Her books will be sold at the lecture, and she will be available to sign them.
Oahu churches offer free musical events
Music lovers will have several concert choices this month, all presented free by Oahu churches.
» The Concordia University Choir is in town for a series of concerts of sacred choral compositions and favorite gospel songs and spirituals. The 46-member choir will perform at 7 p.m. tomorrow at Chinese Lutheran Church of Honolulu, 1640 Liliha St.; 9 a.m. Thursday at Lutheran High School, 1404 University Ave.; and 7 p.m. Thursday at Trinity Lutheran Church, 1611 California Ave., Wahiawa. Michael Busch is director of the student choir of Concordia University in Irvine, Calif.

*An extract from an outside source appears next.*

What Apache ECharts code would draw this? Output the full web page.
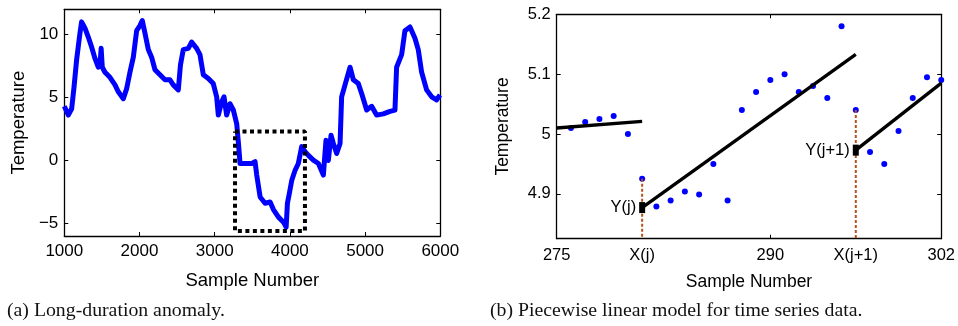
<!DOCTYPE html>
<html><head><meta charset="utf-8">
<script src="https://cdn.jsdelivr.net/npm/echarts@6/dist/echarts.min.js"></script>
<style>html,body{margin:0;padding:0;background:#fff}#c{width:958px;height:326px}</style>
</head><body><div id="c"></div><script>
// ---- (a) Long-duration anomaly ----
const anomalySample = [1000,1053,1098,1129,1164,1208,1230,1275,1319,1363,1408,1452,1474,1490,1505,1541,1607,1674,1718,1785,1829,1873,1918,1962,2006,2037,2073,2117,2161,2206,2272,2339,2405,2449,2516,2530,2545,2582,2649,2693,2760,2804,2849,2915,2981,3026,3048,3093,3124,3159,3203,3248,3293,3316,3337,3404,3493,3537,3559,3604,3670,3737,3781,3848,3915,3950,3967,3993,4024,4068,4112,4157,4201,4246,4312,4379,4445,4480,4511,4547,4578,4622,4667,4688,4733,4800,4844,4910,4955,5021,5087,5153,5242,5331,5397,5419,5486,5530,5597,5663,5707,5752,5818,5885,5951,5996];
const anomalyTemp   = [4.3,3.6,4.1,5.8,8.0,10.1,11.0,10.5,9.8,9.0,8.1,7.4,7.6,8.9,7.4,7.0,6.6,6.0,5.45,4.9,5.7,7.0,8.2,10.3,10.7,11.1,10.1,8.8,8.2,7.2,6.8,6.4,6.4,6.0,5.6,5.6,7.6,8.8,8.9,9.4,8.9,8.4,6.8,6.5,6.1,5.05,3.6,4.65,5.05,3.6,4.5,4.0,2.9,1.35,-0.24,-0.24,-0.24,-0.1,-1.16,-2.9,-3.4,-3.3,-3.9,-4.5,-4.9,-5.3,-3.4,-2.6,-1.6,-0.8,-0.24,1.1,0.7,0.4,0.03,-0.24,-1.16,1.6,0,2.0,1.35,0.55,1.35,5.05,6.0,7.4,6.4,6.1,5.3,4.0,4.3,3.6,3.7,3.9,4.0,7.4,8.4,10.3,10.6,9.7,8.8,7.0,5.6,5.05,4.8,5.2];
const boxX = [3270,4200,4200,3270,3270];
const boxY = [2.3,2.3,-5.6,-5.6,2.3];
const aXTicks = [1000,2000,3000,4000,5000,6000];
const aYTicks = [-5,0,5,10];

// ---- (b) Piecewise linear model ----
const sampleX = [276,277,278,279,280,281,282,283,284,285,286,287,288,289,290,291,292,293,294,295,296,297,298,299,300,301,302];
const sampleY = [5.010,5.020,5.025,5.030,5.000,4.925,4.879,4.889,4.904,4.899,4.950,4.889,5.040,5.070,5.090,5.100,5.070,5.080,5.060,5.180,5.040,4.970,4.950,5.005,5.060,5.095,5.090];
const seg1X = [275,281], seg1Y = [5.010,5.021];
const seg2X = [281,296], seg2Y = [4.877,5.133];
const seg3X = [296,302], seg3Y = [4.973,5.085];
const knotX = [281,296], knotY = [4.877,4.973], knotLabels = ['Y(j)','Y(j+1)'];
const drop1X = [281,281], drop1Y = [4.925,4.825];
const drop2X = [296,296], drop2Y = [5.040,4.825];
const bXTicks = [275,281,290,296,302];
const bXTickLabels = ['275','X(j)','290','X(j+1)','302'];
const bXTickMarks = [275,290,302];
const bYTicks = [4.9,5.0,5.1,5.2];
const bYTickLabels = ['4.9','5','5.1','5.2'];

const captions = ['(a) Long-duration anomaly.','(b) Piecewise linear model for time series data.'];

const zip = (xs, ys) => xs.map((x, i) => [x, ys[i]]);
const FONT = 'Liberation Sans, Arial, sans-serif';
const axLine = {show: true, onZero: false, lineStyle: {color: '#000', width: 1.3}};

function xAx(grid, min, max, ticks, labels, markTicks, name, pos, nameGap, margin, fs, nfs) {
  const shown = pos === 'bottom';
  return {
    type: 'value', gridIndex: grid, min, max, position: pos,
    axisLine: axLine, splitLine: {show: false},
    axisTick: {show: true, inside: true, length: 4, lineStyle: {color: '#000', width: 1}, customValues: markTicks},
    axisLabel: {show: shown, margin, fontSize: fs, color: '#000', fontFamily: FONT, customValues: ticks,
      formatter: v => { const i = ticks.indexOf(v); return labels[i] !== undefined ? labels[i] : String(v); }},
    name: shown ? name : '', nameLocation: 'middle', nameGap,
    nameTextStyle: {fontSize: nfs, color: '#000', fontFamily: FONT}
  };
}
function yAx(grid, min, max, ticks, labels, name, pos, nameGap, fs, nfs) {
  const shown = pos === 'left';
  return {
    type: 'value', gridIndex: grid, min, max, position: pos,
    axisLine: axLine, splitLine: {show: false},
    axisTick: {show: true, inside: true, length: 4, lineStyle: {color: '#000', width: 1}, customValues: ticks},
    axisLabel: {show: shown, margin: 6, fontSize: fs, color: '#000', fontFamily: FONT, customValues: ticks,
      formatter: v => { const i = ticks.indexOf(v); return labels[i] !== undefined ? labels[i] : String(v); }},
    name: shown ? name : '', nameLocation: 'middle', nameGap,
    nameTextStyle: {fontSize: nfs, color: '#000', fontFamily: FONT}
  };
}

const chart = echarts.init(document.getElementById('c'), null, {renderer: 'canvas'});
const aYLabels = aYTicks.map(v => v < 0 ? '\u2212' + Math.abs(v) : String(v));
chart.setOption({
  animation: false,
  backgroundColor: '#fff',
  grid: [
    {left: 64.3, top: 9.3, width: 376, height: 226.7, containLabel: false},
    {left: 556.7, top: 14.3, width: 385.3, height: 224.4, containLabel: false}
  ],
  xAxis: [
    xAx(0, 1000, 6000, aXTicks, aXTicks.map(String), aXTicks, 'Sample Number', 'bottom', 35, 7, 17, 18.5),
    xAx(0, 1000, 6000, aXTicks, aXTicks.map(String), aXTicks, '', 'top', 35, 7, 17, 18.5),
    xAx(1, 275, 302, bXTicks, bXTickLabels, bXTickMarks, 'Sample Number', 'bottom', 34, 8, 16.5, 17.5),
    xAx(1, 275, 302, bXTicks, bXTickLabels, bXTickMarks, '', 'top', 34, 8, 16.5, 17.5)
  ],
  yAxis: [
    yAx(0, -6, 12, aYTicks, aYLabels, 'Temperature', 'left', 36, 17, 18.5),
    yAx(0, -6, 12, aYTicks, aYLabels, '', 'right', 36, 17, 18.5),
    yAx(1, 4.825, 5.2, bYTicks, bYTickLabels, 'Temperature', 'left', 45, 16.5, 17.5),
    yAx(1, 4.825, 5.2, bYTicks, bYTickLabels, '', 'right', 45, 16.5, 17.5)
  ],
  series: [
    {type: 'line', xAxisIndex: 0, yAxisIndex: 0, data: zip(anomalySample, anomalyTemp), showSymbol: false,
      lineStyle: {color: '#0000ff', width: 5, join: 'round'}},
    {type: 'line', xAxisIndex: 0, yAxisIndex: 0, data: zip(boxX, boxY), showSymbol: false,
      lineStyle: {color: '#000', width: 4, type: [4, 3.5], cap: 'butt'}},
    {type: 'line', xAxisIndex: 2, yAxisIndex: 2, data: zip(drop1X, drop1Y), showSymbol: false,
      lineStyle: {color: '#b8501c', width: 2, type: [3, 2]}},
    {type: 'line', xAxisIndex: 2, yAxisIndex: 2, data: zip(drop2X, drop2Y), showSymbol: false,
      lineStyle: {color: '#b8501c', width: 2, type: [3, 2]}},
    {type: 'line', xAxisIndex: 2, yAxisIndex: 2, data: zip(seg1X, seg1Y), showSymbol: false,
      lineStyle: {color: '#000', width: 3.3}},
    {type: 'line', xAxisIndex: 2, yAxisIndex: 2, data: zip(seg2X, seg2Y), showSymbol: false,
      lineStyle: {color: '#000', width: 3.3}},
    {type: 'line', xAxisIndex: 2, yAxisIndex: 2, data: zip(seg3X, seg3Y), showSymbol: false,
      lineStyle: {color: '#000', width: 3.3}},
    {type: 'scatter', xAxisIndex: 2, yAxisIndex: 2, data: zip(sampleX, sampleY), symbol: 'circle', symbolSize: 6,
      itemStyle: {color: '#0000ff', opacity: 1}},
    {type: 'scatter', xAxisIndex: 2, yAxisIndex: 2, data: zip(knotX, knotY), symbol: 'rect', symbolSize: [6, 11],
      itemStyle: {color: '#000', opacity: 1}, z: 5,
      label: {show: true, position: 'left', distance: 3, fontSize: 16.5, color: '#000', fontFamily: FONT,
        formatter: p => knotLabels[p.dataIndex]}}
  ],
  graphic: [
    {type: 'text', left: 7, top: 301, style: {text: captions[0], font: '19.8px "Liberation Serif", serif', fill: '#111'}},
    {type: 'text', left: 490, top: 301, style: {text: captions[1], font: '19.8px "Liberation Serif", serif', fill: '#111'}}
  ]
});
</script></body></html>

» "Bach Vespers for Lent" will be the theme of a March 11 concert at the Lutheran Church of Honolulu, 1730 Punahou St. The church choir and compline choir, conducted by Carl Crosier, with the Bach Chamber Orchestra, will perform Bach's Cantata No. 10 and Cantata No. 105 at the 7 p.m. concert. Organist Katherine Crosier will perform Bach choral preludes for Lent. Soloists will be sopranos Sarah Markovits and Georgine Stark, alto Carl Crosier, tenors Ian Capps and Les Ceballos, and bass Timothy Carney. Donations will be accepted.
» A 60-voice choir and soloist Leon Williams will perform a March 17 concert in musical tribute to Martin Luther King Jr. The 4 p.m. event at Harris United Methodist Church, 20 N. Vineyard Blvd., will showcase Williams singing a Leo Hoiby composition based on King's "I Have a Dream" speech. Aaron David Mahi will direct the combined voices of the Ecumenical Chorale and the Harris church choir performing the "Gospel Mass" with New Testament readings on the life of Jesus. Donations will be accepted for the project to erect a King memorial in Washington, D.C.